Michael Showalter está vivendo um grande momento. Antes lembrado “apenas” como o Coop da franquia de comédia mais improvável dos anos 2000, Wet Hot American Summer, Showalter se reposicionou cuidadosamente dentro da indústria nos últimos anos, principalmente com seus projetos na direção. Doris - Redescobrindo o Amor (2015) e Doentes de Amor (2017) o colocaram no mapa como o homem a se chamar quando você quer uma comédia romântica madura e eficiente sem deixar de ser comercial, mas a virada de 2021 para 2022 trouxe dois títulos que o revelaram como algo ainda mais improvável: um observador importante do modo de vida americano.
O mais recente desses títulos é a série The Dropout, atualmente em curso no Brasil pelo Star+, mas antes disso tivemos Os Olhos de Tammy Faye. Cinebiografia da televangelista Tammy Faye Bakker (Jessica Chastain, que levou o Oscar de melhor atriz pela performance), o longa a acompanha desde as revelações religiosas da infância até o ressurgimento de sua popularidade como cantora, nos anos 90, passando principalmente pelo casamento conturbado com Jim Bakker (Andrew Garfield). O casal fundou a emissora religiosa PTL, mas o império midiático desmoronou em 1987 diante de acusações de fraude financeira e abuso sexual contra Jim.
Assim como o documentário no qual se baseia, lançado em 2000, esta nova versão de Os Olhos de Tammy Faye enxerga a sua figura central com óbvio carinho. Há bons motivos para isso: como televangelista e personalidade midiática, Tammy se opôs aos seus colegas de ramo por defender uma liturgia de amor e aceitação que incluía, por exemplo, pessoas LGBTQIA+, movimentos feministas e dependentes químicos. No auge da crise da AIDS, ela recebeu um pastor gay e HIV-positivo em seu programa e declarou sua tristeza com a forma como outros cristãos se mostravam “incapazes de abraçar essas pessoas e mostrar que se importam com elas” - cena recriada de forma tocante no filme de Showalter.
Esse carinho e consideração pelo histórico de ativismo de Tammy transborda na nostalgia detalhista da reconstrução de época do filme. A designer de produção Laura Fox remonta os estúdios da PTL com olho afiado para o exagero artificial dos anos 70 e 80, mas também para a forma como a sensibilidade evangélica da era pintava esse exagero em cores pastéis; e o figurino de Mitchell Travers veste Chastain em plumas brancas e roupões de cetim, enquanto Garfield é colocado em ternos sempre um pouco grandes demais para ele.
Até nesses aspectos técnicos, no entanto, a dualidade retórica do filme fica clara.

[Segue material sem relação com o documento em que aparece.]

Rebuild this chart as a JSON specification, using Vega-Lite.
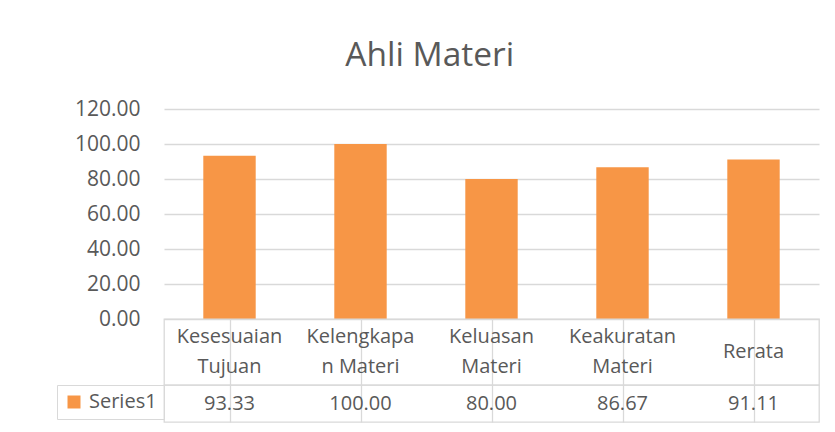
{
  "$schema": "https://vega.github.io/schema/vega-lite/v6.json",
  "padding": {"left": 55, "top": 38, "right": 10, "bottom": 5},
  "background": "white",
  "title": {"text": "Ahli Materi", "font": "Open Sans", "fontSize": 33.5, "fontWeight": "normal", "color": "#595959", "anchor": "middle", "frame": "bounds", "offset": 25, "dx": -8},
  "data": {"values": [
    {"category": "Kesesuaian Tujuan", "header": "Kesesuaian\nTujuan", "series": "Series1", "value": 93.33},
    {"category": "Kelengkapan Materi", "header": "Kelengkapa\nn Materi", "series": "Series1", "value": 100.00},
    {"category": "Keluasan Materi", "header": "Keluasan\nMateri", "series": "Series1", "value": 80.00},
    {"category": "Keakuratan Materi", "header": "Keakuratan\nMateri", "series": "Series1", "value": 86.67},
    {"category": "Rerata", "header": "Rerata", "series": "Series1", "value": 91.11}
  ]},
  "bounds": "flush",
  "spacing": 0,
  "resolve": {"scale": {"color": "independent"}, "legend": {"color": "independent"}},
  "vconcat": [
    {
      "width": 655,
      "height": 210,
      "view": {"stroke": null},
      "mark": {"type": "bar", "color": "#F79646"},
      "encoding": {
        "x": {"field": "category", "type": "nominal", "sort": null, "axis": null,
              "scale": {"paddingInner": 0.6, "paddingOuter": 0.3}},
        "y": {"field": "value", "type": "quantitative",
              "scale": {"domain": [0, 120], "nice": false},
              "axis": {"title": null, "values": [0, 20, 40, 60, 80, 100, 120], "format": ".2f",
                       "labelFont": "Open Sans", "labelFontSize": 21, "labelColor": "#595959",
                       "labelPadding": 24, "ticks": false, "tickSize": 0, "domain": false,
                       "grid": true, "gridColor": "#D9D9D9", "gridWidth": 1.3}}
      }
    },
    {
      "width": 655,
      "height": 66,
      "view": {"stroke": "#D9D9D9", "strokeWidth": 1.3},
      "encoding": {
        "x": {"field": "category", "type": "nominal", "sort": null,
              "scale": {"paddingInner": 0, "paddingOuter": 0},
              "axis": {"orient": "top", "title": null, "labels": false, "ticks": false, "domain": false,
                       "grid": true, "bandPosition": 0, "gridColor": "#D9D9D9", "gridWidth": 1.3}},
        "text": {"field": "header", "type": "nominal"}
      },
      "layer": [
        {
          "transform": [{"filter": "indexof(datum.header, '\\n') >= 0"}],
          "mark": {"type": "text", "font": "Open Sans", "fontSize": 20, "color": "#595959",
                   "baseline": "middle", "align": "center", "lineBreak": "\n", "lineHeight": 30, "dy": -15}
        },
        {
          "transform": [{"filter": "indexof(datum.header, '\\n') < 0"}],
          "mark": {"type": "text", "font": "Open Sans", "fontSize": 20, "color": "#595959",
                   "baseline": "middle", "align": "center"}
        }
      ]
    },
    {
      "width": 655,
      "height": 37,
      "view": {"stroke": "#D9D9D9", "strokeWidth": 1.3},
      "encoding": {
        "x": {"field": "category", "type": "nominal", "sort": null,
              "scale": {"paddingInner": 0, "paddingOuter": 0},
              "axis": {"orient": "top", "title": null, "labels": false, "ticks": false, "domain": false,
                       "grid": true, "bandPosition": 0, "gridColor": "#D9D9D9", "gridWidth": 1.3}}
      },
      "layer": [
        {
          "mark": {"type": "text", "font": "Open Sans", "fontSize": 20, "color": "#595959", "baseline": "middle", "align": "center"},
          "encoding": {"text": {"field": "value", "type": "quantitative", "format": ".2f"}}
        },
        {
          "mark": {"type": "text", "baseline": "middle", "align": "center"},
          "encoding": {
            "text": {"value": ""},
            "color": {"field": "series", "type": "nominal", "scale": {"range": ["#F79646"]},
                      "legend": {"orient": "left", "title": null, "offset": 0, "padding": 7,
                                 "strokeColor": "#D9D9D9", "labelFont": "Open Sans", "labelFontSize": 20,
                                 "labelColor": "#595959", "labelOffset": 5, "symbolType": "square",
                                 "symbolSize": 169, "symbolStrokeWidth": 0, "symbolOpacity": 1}}
          }
        }
      ]
    }
  ]
}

Por exemplo: é também o design de produção que é responsável por montar as mansões absurdas dos Bakker, que desnudam o seu evangelho da prosperidade como uma fachada muito mal disfarçada para a ambição de enriquecimento próprio. O roteiro de Abe Sylvia (Nurse Jackie, Disque Amiga Para Matar) é incisivo em como entende essa ambição desregulada e inconsequente como resultado de um sistema que a encoraja, e não da falha pessoal de seus protagonistas. É claro que Tammy e Jim queriam enriquecer - eles viveram em um mundo que dizia a eles, o tempo todo, que dinheiro é a única métrica de valor humano que importa.
Sem abandonar suas raízes na comédia, Showalter se mostra o observador perfeito para essa desumanidade sistêmica. Ao invés de recorrer à hiperestilização, ele dirige Os Olhos de Tammy Faye como a dramédia de costumes com algo a dizer que ela é, eventualmente fazendo desvios em direção a uma sátira mais franca (o take final do filme é um exemplo perfeito), mas frequentemente escondendo as risadas por baixo de momentos de honestidade emocional, e vice-versa. É difícil encontrar um artista nessa nossa era de absolutos que se mostre tão confortável com a ambivalência da obra que está conduzindo.
É também por entender essa tensão inerente ao filme que Chastain brilha tanto. Esqueça aquela ladainha sobre como ela “encontrou a mulher real por baixo da maquiagem bizarra”, porque Tammy, como ela mesma deixa claro em um diálogo do longa, era sua maquiagem bizarra. Abraçando a verdade essencial dessa caricatura, Chastain encontra uma forma potente de expressar o que era realmente fascinante e especial sobre Tammy: a maneira como ela era capaz de se transformar integralmente, irrestritamente, na imagem aspiracional que queria vender para o seu público.
Ela se fazia melhor do que era pela pura força de vontade, mesmo que fosse em parte para aliviar a culpa de uma filosofia de vida essencialmente egocêntrica. Os Olhos de Tammy Faye se recusa a simplificar essa mulher e seu legado pelo bem no maniqueísmo usual das cinebiografias hollywoodianas, e é muito melhor por isso.